#### WHAT THE TASK REQUIRES
Drop the images; return everything else in the listing below exactly.
* START *
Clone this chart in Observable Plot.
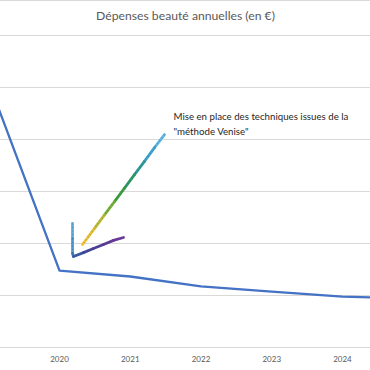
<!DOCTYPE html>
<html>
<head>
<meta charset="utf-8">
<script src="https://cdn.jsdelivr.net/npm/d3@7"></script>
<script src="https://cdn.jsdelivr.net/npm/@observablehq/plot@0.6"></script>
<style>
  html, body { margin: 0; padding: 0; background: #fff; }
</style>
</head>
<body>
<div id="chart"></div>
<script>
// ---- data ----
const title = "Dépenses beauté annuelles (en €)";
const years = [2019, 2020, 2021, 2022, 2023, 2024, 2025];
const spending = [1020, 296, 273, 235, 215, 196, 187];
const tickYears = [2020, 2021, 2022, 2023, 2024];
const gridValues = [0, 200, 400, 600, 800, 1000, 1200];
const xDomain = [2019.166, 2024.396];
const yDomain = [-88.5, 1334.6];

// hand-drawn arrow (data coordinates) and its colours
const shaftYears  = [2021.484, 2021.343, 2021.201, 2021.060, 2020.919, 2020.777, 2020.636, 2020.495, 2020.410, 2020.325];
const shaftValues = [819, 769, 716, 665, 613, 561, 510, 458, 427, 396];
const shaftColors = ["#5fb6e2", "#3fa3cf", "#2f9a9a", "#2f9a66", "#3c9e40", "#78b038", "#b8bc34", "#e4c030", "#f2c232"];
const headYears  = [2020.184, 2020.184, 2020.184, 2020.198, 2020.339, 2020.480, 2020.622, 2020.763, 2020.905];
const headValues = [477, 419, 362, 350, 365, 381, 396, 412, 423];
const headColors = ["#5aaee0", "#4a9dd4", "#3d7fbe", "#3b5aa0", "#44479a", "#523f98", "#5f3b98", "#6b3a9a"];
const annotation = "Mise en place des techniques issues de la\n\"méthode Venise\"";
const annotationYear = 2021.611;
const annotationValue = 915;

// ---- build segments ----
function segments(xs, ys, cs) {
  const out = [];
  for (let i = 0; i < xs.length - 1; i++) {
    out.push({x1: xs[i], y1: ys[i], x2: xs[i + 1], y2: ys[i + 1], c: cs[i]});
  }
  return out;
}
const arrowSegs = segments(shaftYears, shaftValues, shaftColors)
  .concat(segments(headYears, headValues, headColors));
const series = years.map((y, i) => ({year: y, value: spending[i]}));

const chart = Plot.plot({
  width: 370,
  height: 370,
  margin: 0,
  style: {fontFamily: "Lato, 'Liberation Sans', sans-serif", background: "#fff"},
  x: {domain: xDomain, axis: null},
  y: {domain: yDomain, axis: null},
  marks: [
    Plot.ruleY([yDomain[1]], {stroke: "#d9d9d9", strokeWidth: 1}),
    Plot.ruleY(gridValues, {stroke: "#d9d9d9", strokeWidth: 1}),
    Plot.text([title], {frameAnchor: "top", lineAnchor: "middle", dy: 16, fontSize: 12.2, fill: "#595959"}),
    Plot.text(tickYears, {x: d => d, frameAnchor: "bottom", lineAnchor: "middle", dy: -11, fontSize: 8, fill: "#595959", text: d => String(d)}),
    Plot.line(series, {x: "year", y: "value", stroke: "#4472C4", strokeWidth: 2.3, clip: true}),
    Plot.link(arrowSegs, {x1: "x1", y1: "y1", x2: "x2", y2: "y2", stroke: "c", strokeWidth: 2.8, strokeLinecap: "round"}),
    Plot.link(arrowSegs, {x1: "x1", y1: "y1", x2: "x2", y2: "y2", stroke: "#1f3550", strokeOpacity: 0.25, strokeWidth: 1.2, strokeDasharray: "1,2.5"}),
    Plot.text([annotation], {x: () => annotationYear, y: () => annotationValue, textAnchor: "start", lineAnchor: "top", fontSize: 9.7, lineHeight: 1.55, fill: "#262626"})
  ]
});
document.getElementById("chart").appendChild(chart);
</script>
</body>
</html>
* END *
#### REPLY TO THE EXERCISE
Clone this chart in Observable Plot.
<!DOCTYPE html>
<html>
<head>
<meta charset="utf-8">
<script src="https://cdn.jsdelivr.net/npm/d3@7"></script>
<script src="https://cdn.jsdelivr.net/npm/@observablehq/plot@0.6"></script>
<style>
  html, body { margin: 0; padding: 0; background: #fff; }
</style>
</head>
<body>
<div id="chart"></div>
<script>
// ---- data ----
const title = "Dépenses beauté annuelles (en €)";
const years = [2019, 2020, 2021, 2022, 2023, 2024, 2025];
const spending = [1020, 296, 273, 235, 215, 196, 187];
const tickYears = [2020, 2021, 2022, 2023, 2024];
const gridValues = [0, 200, 400, 600, 800, 1000, 1200];
const xDomain = [2019.166, 2024.396];
const yDomain = [-88.5, 1334.6];

// hand-drawn arrow (data coordinates) and its colours
const shaftYears  = [2021.484, 2021.343, 2021.201, 2021.060, 2020.919, 2020.777, 2020.636, 2020.495, 2020.410, 2020.325];
const shaftValues = [819, 769, 716, 665, 613, 561, 510, 458, 427, 396];
const shaftColors = ["#5fb6e2", "#3fa3cf", "#2f9a9a", "#2f9a66", "#3c9e40", "#78b038", "#b8bc34", "#e4c030", "#f2c232"];
const headYears  = [2020.184, 2020.184, 2020.184, 2020.198, 2020.339, 2020.480, 2020.622, 2020.763, 2020.905];
const headValues = [477, 419, 362, 350, 365, 381, 396, 412, 423];
const headColors = ["#5aaee0", "#4a9dd4", "#3d7fbe", "#3b5aa0", "#44479a", "#523f98", "#5f3b98", "#6b3a9a"];
const annotation = "Mise en place des techniques issues de la\n\"méthode Venise\"";
const annotationYear = 2021.611;
const annotationValue = 915;

// ---- build segments ----
function segments(xs, ys, cs) {
  const out = [];
  for (let i = 0; i < xs.length - 1; i++) {
    out.push({x1: xs[i], y1: ys[i], x2: xs[i + 1], y2: ys[i + 1], c: cs[i]});
  }
  return out;
}
const arrowSegs = segments(shaftYears, shaftValues, shaftColors)
  .concat(segments(headYears, headValues, headColors));
const series = years.map((y, i) => ({year: y, value: spending[i]}));

const chart = Plot.plot({
  width: 370,
  height: 370,
  margin: 0,
  style: {fontFamily: "Lato, 'Liberation Sans', sans-serif", background: "#fff"},
  x: {domain: xDomain, axis: null},
  y: {domain: yDomain, axis: null},
  marks: [
    Plot.ruleY([yDomain[1]], {stroke: "#d9d9d9", strokeWidth: 1}),
    Plot.ruleY(gridValues, {stroke: "#d9d9d9", strokeWidth: 1}),
    Plot.text([title], {frameAnchor: "top", lineAnchor: "middle", dy: 16, fontSize: 12.2, fill: "#595959"}),
    Plot.text(tickYears, {x: d => d, frameAnchor: "bottom", lineAnchor: "middle", dy: -11, fontSize: 8, fill: "#595959", text: d => String(d)}),
    Plot.line(series, {x: "year", y: "value", stroke: "#4472C4", strokeWidth: 2.3, clip: true}),
    Plot.link(arrowSegs, {x1: "x1", y1: "y1", x2: "x2", y2: "y2", stroke: "c", strokeWidth: 2.8, strokeLinecap: "round"}),
    Plot.link(arrowSegs, {x1: "x1", y1: "y1", x2: "x2", y2: "y2", stroke: "#1f3550", strokeOpacity: 0.25, strokeWidth: 1.2, strokeDasharray: "1,2.5"}),
    Plot.text([annotation], {x: () => annotationYear, y: () => annotationValue, textAnchor: "start", lineAnchor: "top", fontSize: 9.7, lineHeight: 1.55, fill: "#262626"})
  ]
});
document.getElementById("chart").appendChild(chart);
</script>
</body>
</html>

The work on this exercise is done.